(WORK TO BE COMPLETED)
Below are entries. Give back exactly the lines from the one containing "Generate a web" through the one containing "const yR = d3.scaleLinear().domain([0, 600]).range([525, 24]);", inclusive, without the pictures.

(DATA SUPPLIED)
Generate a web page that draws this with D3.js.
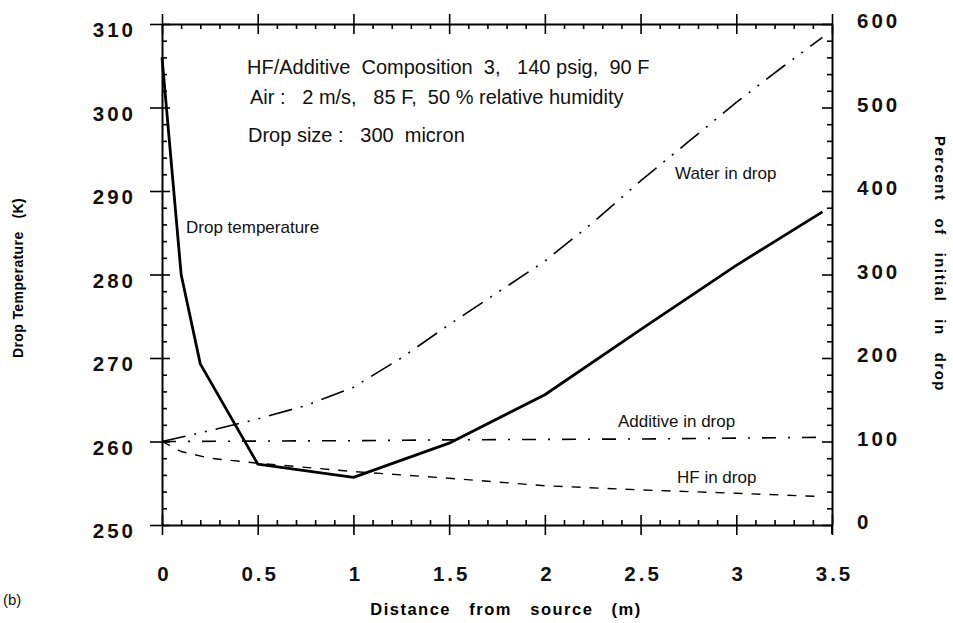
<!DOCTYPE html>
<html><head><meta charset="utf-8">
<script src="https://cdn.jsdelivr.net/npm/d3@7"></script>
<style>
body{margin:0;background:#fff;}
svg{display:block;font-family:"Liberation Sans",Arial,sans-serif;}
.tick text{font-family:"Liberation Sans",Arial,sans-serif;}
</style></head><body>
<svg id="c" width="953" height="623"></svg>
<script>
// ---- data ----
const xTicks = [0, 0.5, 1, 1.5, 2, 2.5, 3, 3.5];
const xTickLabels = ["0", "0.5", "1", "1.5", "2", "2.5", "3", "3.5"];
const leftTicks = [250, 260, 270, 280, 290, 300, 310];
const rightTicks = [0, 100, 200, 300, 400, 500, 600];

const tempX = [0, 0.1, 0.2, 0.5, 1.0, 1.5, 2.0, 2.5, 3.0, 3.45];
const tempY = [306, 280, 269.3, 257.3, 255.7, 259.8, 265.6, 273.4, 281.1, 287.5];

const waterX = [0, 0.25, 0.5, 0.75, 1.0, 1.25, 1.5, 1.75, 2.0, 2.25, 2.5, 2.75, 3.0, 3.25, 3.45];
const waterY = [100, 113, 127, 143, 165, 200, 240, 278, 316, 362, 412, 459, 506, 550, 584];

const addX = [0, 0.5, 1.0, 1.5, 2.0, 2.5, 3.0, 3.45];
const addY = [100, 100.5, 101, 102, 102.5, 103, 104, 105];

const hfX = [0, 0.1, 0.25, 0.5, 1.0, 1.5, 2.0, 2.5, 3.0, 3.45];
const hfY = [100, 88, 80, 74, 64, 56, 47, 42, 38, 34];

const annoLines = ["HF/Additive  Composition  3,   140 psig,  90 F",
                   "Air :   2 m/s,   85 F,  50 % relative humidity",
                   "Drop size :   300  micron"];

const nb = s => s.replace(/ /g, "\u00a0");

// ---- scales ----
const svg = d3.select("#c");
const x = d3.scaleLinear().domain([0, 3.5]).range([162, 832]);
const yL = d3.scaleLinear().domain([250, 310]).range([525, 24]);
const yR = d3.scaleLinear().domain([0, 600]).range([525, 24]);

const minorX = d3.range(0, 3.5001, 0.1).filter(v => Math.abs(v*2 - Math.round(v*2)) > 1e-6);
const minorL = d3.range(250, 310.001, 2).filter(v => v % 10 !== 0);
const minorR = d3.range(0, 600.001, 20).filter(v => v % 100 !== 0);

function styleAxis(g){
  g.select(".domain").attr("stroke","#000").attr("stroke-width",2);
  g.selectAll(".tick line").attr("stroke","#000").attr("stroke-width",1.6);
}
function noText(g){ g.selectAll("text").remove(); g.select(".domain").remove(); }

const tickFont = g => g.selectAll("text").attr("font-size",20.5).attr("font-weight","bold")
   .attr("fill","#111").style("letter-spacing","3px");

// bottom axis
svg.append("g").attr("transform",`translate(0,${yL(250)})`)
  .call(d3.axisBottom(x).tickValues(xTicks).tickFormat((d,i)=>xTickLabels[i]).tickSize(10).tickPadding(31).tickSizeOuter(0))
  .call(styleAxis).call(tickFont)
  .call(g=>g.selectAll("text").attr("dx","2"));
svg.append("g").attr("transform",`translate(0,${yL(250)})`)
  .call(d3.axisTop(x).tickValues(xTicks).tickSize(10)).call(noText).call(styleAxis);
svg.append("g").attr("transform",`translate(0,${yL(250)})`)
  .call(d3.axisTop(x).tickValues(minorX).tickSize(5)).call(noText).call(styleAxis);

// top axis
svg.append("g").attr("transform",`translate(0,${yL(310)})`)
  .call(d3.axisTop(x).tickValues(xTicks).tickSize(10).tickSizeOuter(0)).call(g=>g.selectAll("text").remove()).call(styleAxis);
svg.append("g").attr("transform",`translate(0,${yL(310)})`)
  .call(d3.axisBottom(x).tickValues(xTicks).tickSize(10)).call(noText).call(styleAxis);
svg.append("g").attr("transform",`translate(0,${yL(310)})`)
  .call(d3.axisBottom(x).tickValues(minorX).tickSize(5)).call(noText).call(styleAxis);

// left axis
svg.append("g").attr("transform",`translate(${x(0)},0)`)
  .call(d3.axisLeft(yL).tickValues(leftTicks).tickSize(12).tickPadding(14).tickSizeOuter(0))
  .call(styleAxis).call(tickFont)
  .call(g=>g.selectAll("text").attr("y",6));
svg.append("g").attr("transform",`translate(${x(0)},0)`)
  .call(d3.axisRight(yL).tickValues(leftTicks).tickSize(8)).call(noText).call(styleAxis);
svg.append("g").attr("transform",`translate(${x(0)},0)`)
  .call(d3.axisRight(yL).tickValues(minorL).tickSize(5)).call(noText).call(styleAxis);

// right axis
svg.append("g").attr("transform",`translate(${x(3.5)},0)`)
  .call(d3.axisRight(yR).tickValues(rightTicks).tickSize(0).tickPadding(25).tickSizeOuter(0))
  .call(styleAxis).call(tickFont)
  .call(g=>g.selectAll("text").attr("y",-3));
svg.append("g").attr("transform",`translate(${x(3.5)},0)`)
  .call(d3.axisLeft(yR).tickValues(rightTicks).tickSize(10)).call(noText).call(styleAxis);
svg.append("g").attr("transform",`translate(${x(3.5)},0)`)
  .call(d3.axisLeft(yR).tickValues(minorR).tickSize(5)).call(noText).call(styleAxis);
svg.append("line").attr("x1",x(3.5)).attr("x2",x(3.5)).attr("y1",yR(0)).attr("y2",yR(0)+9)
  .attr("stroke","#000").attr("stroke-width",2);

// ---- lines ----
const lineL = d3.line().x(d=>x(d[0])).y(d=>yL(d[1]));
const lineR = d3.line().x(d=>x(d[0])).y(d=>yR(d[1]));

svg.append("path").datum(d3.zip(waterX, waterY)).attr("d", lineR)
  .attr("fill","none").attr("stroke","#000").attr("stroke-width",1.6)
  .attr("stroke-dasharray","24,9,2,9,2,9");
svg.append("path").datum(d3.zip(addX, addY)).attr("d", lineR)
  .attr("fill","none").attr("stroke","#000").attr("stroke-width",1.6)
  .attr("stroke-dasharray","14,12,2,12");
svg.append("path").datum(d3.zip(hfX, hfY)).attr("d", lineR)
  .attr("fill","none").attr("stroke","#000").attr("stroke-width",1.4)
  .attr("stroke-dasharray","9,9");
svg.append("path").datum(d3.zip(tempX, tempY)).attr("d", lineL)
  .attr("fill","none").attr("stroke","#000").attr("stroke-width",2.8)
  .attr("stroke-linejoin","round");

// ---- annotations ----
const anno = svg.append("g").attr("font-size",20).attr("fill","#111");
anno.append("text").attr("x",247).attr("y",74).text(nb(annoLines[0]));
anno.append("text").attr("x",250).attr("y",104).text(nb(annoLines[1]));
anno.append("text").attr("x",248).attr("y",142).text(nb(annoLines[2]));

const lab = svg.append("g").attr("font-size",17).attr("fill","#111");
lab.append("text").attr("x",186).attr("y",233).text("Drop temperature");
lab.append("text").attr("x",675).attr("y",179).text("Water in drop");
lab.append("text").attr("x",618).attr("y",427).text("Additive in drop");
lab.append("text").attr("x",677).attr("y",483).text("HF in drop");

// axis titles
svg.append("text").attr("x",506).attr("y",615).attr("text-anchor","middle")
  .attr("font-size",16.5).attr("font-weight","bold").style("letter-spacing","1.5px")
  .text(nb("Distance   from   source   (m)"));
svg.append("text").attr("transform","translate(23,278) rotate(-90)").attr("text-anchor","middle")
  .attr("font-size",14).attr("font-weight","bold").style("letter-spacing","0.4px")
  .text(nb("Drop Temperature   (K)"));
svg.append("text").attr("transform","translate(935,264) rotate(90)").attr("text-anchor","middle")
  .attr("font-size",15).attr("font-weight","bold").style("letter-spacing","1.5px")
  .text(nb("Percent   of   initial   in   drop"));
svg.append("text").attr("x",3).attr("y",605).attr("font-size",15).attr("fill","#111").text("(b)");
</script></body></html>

--

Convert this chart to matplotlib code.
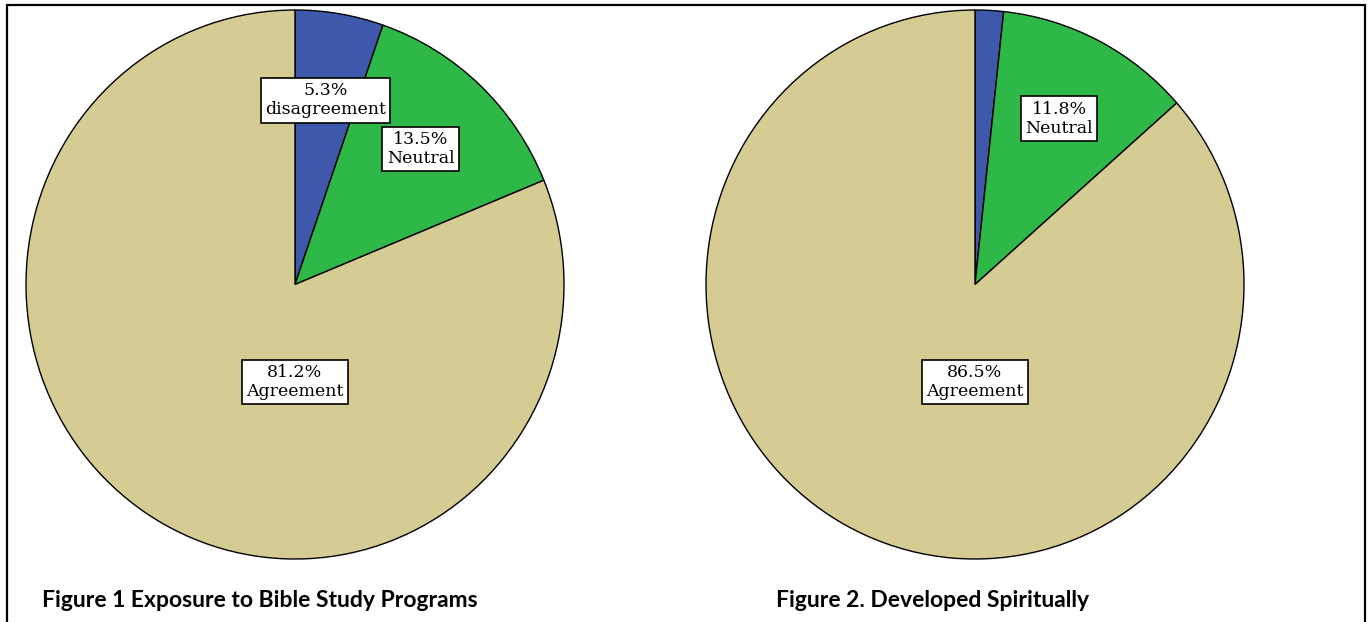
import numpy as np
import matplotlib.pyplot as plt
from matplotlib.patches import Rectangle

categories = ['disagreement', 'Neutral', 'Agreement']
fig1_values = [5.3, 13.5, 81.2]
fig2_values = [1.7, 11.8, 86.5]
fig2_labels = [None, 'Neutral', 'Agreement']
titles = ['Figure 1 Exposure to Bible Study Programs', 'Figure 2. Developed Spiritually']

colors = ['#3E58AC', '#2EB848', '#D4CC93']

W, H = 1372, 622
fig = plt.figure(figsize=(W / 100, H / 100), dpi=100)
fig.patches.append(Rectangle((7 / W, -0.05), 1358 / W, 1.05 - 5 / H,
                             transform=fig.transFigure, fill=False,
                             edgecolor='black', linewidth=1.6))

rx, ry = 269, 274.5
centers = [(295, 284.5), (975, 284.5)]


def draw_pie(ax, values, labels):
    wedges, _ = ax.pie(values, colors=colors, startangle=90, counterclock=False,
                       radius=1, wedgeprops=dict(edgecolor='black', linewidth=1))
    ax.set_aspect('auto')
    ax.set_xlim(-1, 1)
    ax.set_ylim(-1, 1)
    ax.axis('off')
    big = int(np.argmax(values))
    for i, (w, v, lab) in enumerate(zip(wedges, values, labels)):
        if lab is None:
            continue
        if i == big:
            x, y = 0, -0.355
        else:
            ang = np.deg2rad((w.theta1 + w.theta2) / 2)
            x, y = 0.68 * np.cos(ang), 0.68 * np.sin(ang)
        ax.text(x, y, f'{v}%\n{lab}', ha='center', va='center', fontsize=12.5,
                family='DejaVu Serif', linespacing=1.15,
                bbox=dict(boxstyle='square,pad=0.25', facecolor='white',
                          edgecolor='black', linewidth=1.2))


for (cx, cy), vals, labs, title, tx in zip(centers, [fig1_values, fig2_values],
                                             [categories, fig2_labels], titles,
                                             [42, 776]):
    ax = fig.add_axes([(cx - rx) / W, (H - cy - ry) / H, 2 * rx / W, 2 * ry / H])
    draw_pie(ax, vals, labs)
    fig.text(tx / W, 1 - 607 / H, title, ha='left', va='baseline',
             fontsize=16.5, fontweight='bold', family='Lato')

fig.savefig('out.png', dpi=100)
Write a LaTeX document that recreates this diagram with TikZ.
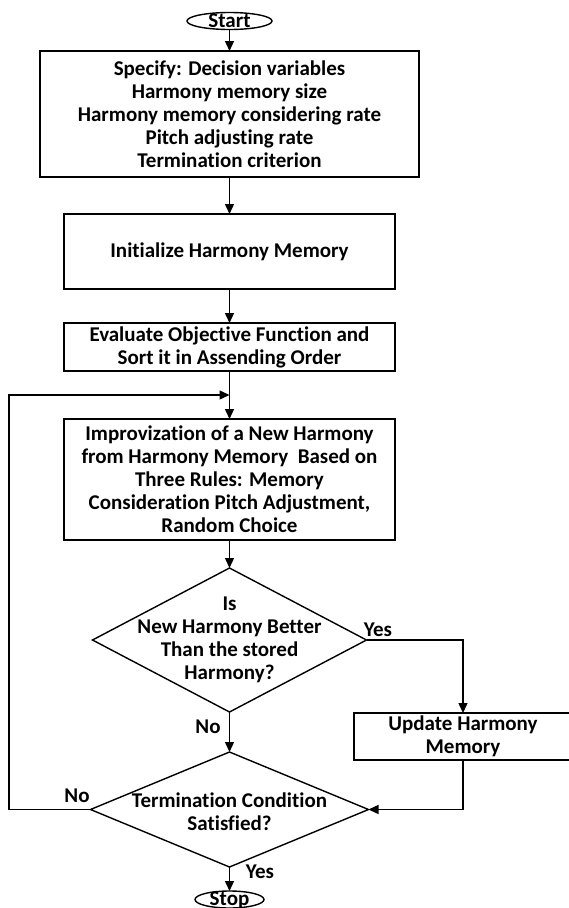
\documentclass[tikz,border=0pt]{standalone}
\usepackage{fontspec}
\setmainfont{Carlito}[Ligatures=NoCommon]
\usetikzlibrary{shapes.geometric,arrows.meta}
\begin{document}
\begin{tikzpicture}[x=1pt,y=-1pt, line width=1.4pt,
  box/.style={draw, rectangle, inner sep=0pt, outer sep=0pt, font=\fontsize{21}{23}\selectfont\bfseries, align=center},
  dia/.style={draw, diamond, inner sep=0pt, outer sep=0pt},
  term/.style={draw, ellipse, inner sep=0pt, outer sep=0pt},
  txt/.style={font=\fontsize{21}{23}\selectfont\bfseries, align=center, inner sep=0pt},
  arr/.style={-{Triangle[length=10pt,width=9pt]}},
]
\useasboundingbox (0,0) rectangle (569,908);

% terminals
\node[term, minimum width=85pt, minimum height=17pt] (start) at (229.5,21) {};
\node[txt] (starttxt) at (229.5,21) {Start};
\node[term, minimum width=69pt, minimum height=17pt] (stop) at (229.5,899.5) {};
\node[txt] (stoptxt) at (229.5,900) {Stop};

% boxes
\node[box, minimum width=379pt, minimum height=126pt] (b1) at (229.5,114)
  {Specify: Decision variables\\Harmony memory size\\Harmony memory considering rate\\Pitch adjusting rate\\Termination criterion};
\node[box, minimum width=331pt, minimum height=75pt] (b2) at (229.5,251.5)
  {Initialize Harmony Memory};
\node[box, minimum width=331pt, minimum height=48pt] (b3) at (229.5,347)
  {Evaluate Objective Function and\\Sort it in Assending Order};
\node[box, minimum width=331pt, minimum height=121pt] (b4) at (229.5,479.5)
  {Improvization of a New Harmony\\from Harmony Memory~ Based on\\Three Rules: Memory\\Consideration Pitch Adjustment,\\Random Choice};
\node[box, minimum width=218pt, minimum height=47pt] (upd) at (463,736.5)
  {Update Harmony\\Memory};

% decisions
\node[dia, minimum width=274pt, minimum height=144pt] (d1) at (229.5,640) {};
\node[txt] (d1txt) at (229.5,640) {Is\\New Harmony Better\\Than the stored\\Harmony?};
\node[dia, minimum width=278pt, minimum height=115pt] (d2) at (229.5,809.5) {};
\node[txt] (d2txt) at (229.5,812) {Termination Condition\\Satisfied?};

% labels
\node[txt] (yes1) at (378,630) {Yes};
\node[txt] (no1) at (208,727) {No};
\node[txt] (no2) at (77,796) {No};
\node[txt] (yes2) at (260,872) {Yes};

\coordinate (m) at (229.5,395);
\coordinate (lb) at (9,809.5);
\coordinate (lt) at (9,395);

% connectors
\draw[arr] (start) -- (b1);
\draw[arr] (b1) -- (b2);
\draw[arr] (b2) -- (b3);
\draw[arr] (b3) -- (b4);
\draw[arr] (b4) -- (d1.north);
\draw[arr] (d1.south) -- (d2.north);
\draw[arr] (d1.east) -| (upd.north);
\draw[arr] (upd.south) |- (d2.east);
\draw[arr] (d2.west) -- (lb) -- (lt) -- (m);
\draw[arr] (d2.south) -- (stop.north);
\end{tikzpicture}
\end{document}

(EXPECTED OUTPUT)
Generate a web page that draws this with D3.js.
<!DOCTYPE html>
<html><head><meta charset="utf-8">
<script src="https://cdn.jsdelivr.net/npm/d3@7"></script>
<style>
body{margin:0;background:#fff;}
svg{display:block;font-family:"Liberation Sans",Arial,sans-serif;}
.tick text{font-family:"Liberation Sans",Arial,sans-serif;}
</style></head><body>
<svg id="c" width="953" height="623"></svg>
<script>
// ---- data ----
const xTicks = [0, 0.5, 1, 1.5, 2, 2.5, 3, 3.5];
const xTickLabels = ["0", "0.5", "1", "1.5", "2", "2.5", "3", "3.5"];
const leftTicks = [250, 260, 270, 280, 290, 300, 310];
const rightTicks = [0, 100, 200, 300, 400, 500, 600];

const tempX = [0, 0.1, 0.2, 0.5, 1.0, 1.5, 2.0, 2.5, 3.0, 3.45];
const tempY = [306, 280, 269.3, 257.3, 255.7, 259.8, 265.6, 273.4, 281.1, 287.5];

const waterX = [0, 0.25, 0.5, 0.75, 1.0, 1.25, 1.5, 1.75, 2.0, 2.25, 2.5, 2.75, 3.0, 3.25, 3.45];
const waterY = [100, 113, 127, 143, 165, 200, 240, 278, 316, 362, 412, 459, 506, 550, 584];

const addX = [0, 0.5, 1.0, 1.5, 2.0, 2.5, 3.0, 3.45];
const addY = [100, 100.5, 101, 102, 102.5, 103, 104, 105];

const hfX = [0, 0.1, 0.25, 0.5, 1.0, 1.5, 2.0, 2.5, 3.0, 3.45];
const hfY = [100, 88, 80, 74, 64, 56, 47, 42, 38, 34];

const annoLines = ["HF/Additive  Composition  3,   140 psig,  90 F",
                   "Air :   2 m/s,   85 F,  50 % relative humidity",
                   "Drop size :   300  micron"];

const nb = s => s.replace(/ /g, "\u00a0");

// ---- scales ----
const svg = d3.select("#c");
const x = d3.scaleLinear().domain([0, 3.5]).range([162, 832]);
const yL = d3.scaleLinear().domain([250, 310]).range([525, 24]);
const yR = d3.scaleLinear().domain([0, 600]).range([525, 24]);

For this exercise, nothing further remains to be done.